Because there are so many characters, wanting so many different things, it’s difficult to develop them all properly.  I ended up in sympathy with some of them, while not caring if others went and jumped in a lake – including Anna and Tony, unfortunately.  The good characters didn’t get enough screen time, and the uninteresting ones too much.

So if this is anything to go by, I prefer Streatfeild’s books for younger readers.

Have you noticed that most authors who write books for children and books for adults are dramatically better at one of the two?  And often the same goes for authors who write in two or more different genres?  Or am I just imagining that this is a pattern?  Or is it all down to personal preference and nothing to do with the actual merit of the book?

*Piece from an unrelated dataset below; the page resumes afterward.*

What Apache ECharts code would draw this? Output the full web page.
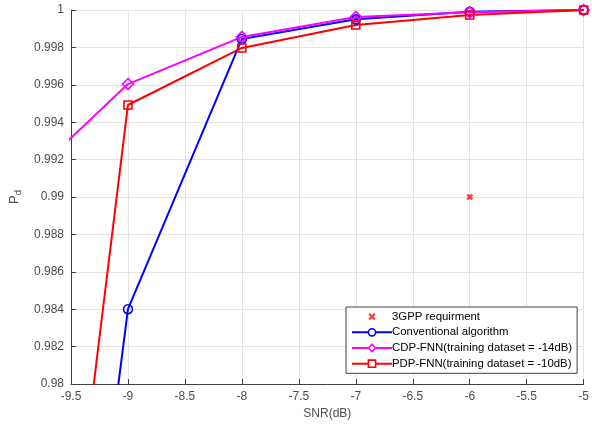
<!DOCTYPE html>
<html><head><meta charset="utf-8">
<script src="https://cdn.jsdelivr.net/npm/echarts@6/dist/echarts.min.js"></script>
<style>html,body{margin:0;padding:0;background:#fff}#c{width:592px;height:425px}</style>
</head><body><div id="c"></div>
<script>
const snr = [-10, -9, -8, -7, -6, -5];
const conventional = [0.9364, 0.9840, 0.99845, 0.99950, 0.99990, 1.0];
const cdpFnn = [0.99028, 0.99604, 0.99856, 0.99963, 0.99988, 1.0];
const pdpFnn = [0.9452, 0.99492, 0.99797, 0.99920, 0.99973, 1.0];
const req3gpp = [[-6, 0.99]];
const names = ['3GPP requirment', 'Conventional algorithm', 'CDP-FNN(training dataset = -14dB)', 'PDP-FNN(training dataset = -10dB)'];
const colors = ['#ff0000', '#0000ff', '#ff00ff', '#ff0000'];

const pair = arr => snr.map((x, i) => [x, arr[i]]);
const font = '"Liberation Sans", Helvetica, Arial, sans-serif';
const axisGray = '#404040';
const labelGray = '#4d4d4d';
const chart = echarts.init(document.getElementById('c'), null, {renderer: 'canvas'});
const lineSeries = (name, data, color, symbol, size) => ({
  name, type: 'line', data: pair(data), symbol, symbolSize: size, clip: true,
  lineStyle: {color, width: 2},
  itemStyle: {color: 'rgba(255,255,255,0)', borderColor: color, borderWidth: 1.6},
  emphasis: {disabled: true}, z: 3
});
chart.setOption({
  animation: false,
  backgroundColor: '#fff',
  grid: {left: 69, right: 4, top: 10, bottom: 41},
  xAxis: {
    type: 'value', min: -9.5, max: -5, interval: 0.5,
    name: 'SNR(dB)', nameLocation: 'middle', nameGap: 22,
    nameTextStyle: {color: labelGray, fontSize: 12, fontFamily: font},
    axisLine: {show: true, lineStyle: {color: axisGray}},
    axisTick: {show: true, inside: true, length: 5, lineStyle: {color: axisGray}},
    axisLabel: {color: labelGray, fontSize: 12, fontFamily: font, margin: 7, formatter: v => String(+v.toFixed(1))},
    splitLine: {show: true, lineStyle: {color: '#e3e3e3', width: 1}}
  },
  yAxis: {
    type: 'value', min: 0.98, max: 1, interval: 0.002,
    name: '{p|P}{d|d}', nameLocation: 'middle', nameGap: 48, nameRotate: 90,
    nameTextStyle: {color: labelGray, fontFamily: font, rich: {p: {fontSize: 13, color: labelGray, fontFamily: font}, d: {fontSize: 9.5, color: labelGray, fontFamily: font, verticalAlign: 'bottom', padding: [7, 0, 0, 0]}}},
    axisLine: {show: true, lineStyle: {color: axisGray}},
    axisTick: {show: true, inside: true, length: 5, lineStyle: {color: axisGray}},
    axisLabel: {color: labelGray, fontSize: 12, fontFamily: font, margin: 7, formatter: v => String(+v.toFixed(3))},
    splitLine: {show: true, lineStyle: {color: '#e3e3e3', width: 1}}
  },
  legend: {
    left: 346, top: 307, orient: 'vertical', itemGap: 2.5,
    itemWidth: 40, itemHeight: 9,
    backgroundColor: '#fff', borderColor: axisGray, borderWidth: 1,
    padding: [3, 5, 3, 5],
    textStyle: {color: '#000', fontSize: 11.4, fontFamily: font, lineHeight: 13.2, padding: [0, 0, 0, -5]},
    data: names.map((n, i) => i === 0
      ? {name: n, icon: 'path://M-3,-3L-3,-3M13,13L13,13M0,0L10,10M10,0L0,10', itemStyle: {color: '#ff0000', borderColor: '#ff0000', borderWidth: 2.2}}
      : {name: n, itemStyle: {color: '#fff', borderColor: colors[i], borderWidth: 1.6}})
  },
  series: [
    {
      name: names[0], type: 'scatter', data: req3gpp,
      symbol: 'path://M0,0L10,10M10,0L0,10', symbolSize: 5,
      itemStyle: {color: '#ff0000', borderColor: '#ff0000', borderWidth: 2.2},
      emphasis: {disabled: true}, z: 4
    },
    lineSeries(names[1], conventional, colors[1], 'circle', 9),
    lineSeries(names[2], cdpFnn, colors[2], 'diamond', 11),
    lineSeries(names[3], pdpFnn, colors[3], 'rect', 8)
  ]
});
</script></body></html>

Vanity Dies Hard, Ruth Rendell

I began Vanity Dies Hard with the working hypothesis that Ruth Rendell was infallibly brilliant, and that even if her books were not as emotionally satisfying as Anna’s Book, they would always have satisfying and elegant plots like Anna’s Book did.  I was most disappointed.  Vanity Dies Hard had an ending that was the biggest let-down since the ending of The Machinist.  (Did you see The Machinist?  I already didn’t like Christian Bale, but my God, even for a movie containing Christian Bale, The Machinist was awful.)

Anyway, I had to create a new hypothesis based on my new data.  My new hypothesis was that Barbara Vine was good but Ruth Rendell was awful rubbish and not worth reading.  I am much with the scientific method, so I swiftly fetched the more appealing of the other two books of hers that I had.  Because I am trying to read her books least good to most good, which I’m hoping in this case means earliest to latest, but the library only had one of the early books in large-print, so I checked it out, but I hate large-print.  Thus I read the one that I grabbed randomly because of the title.  And I liked it rather better.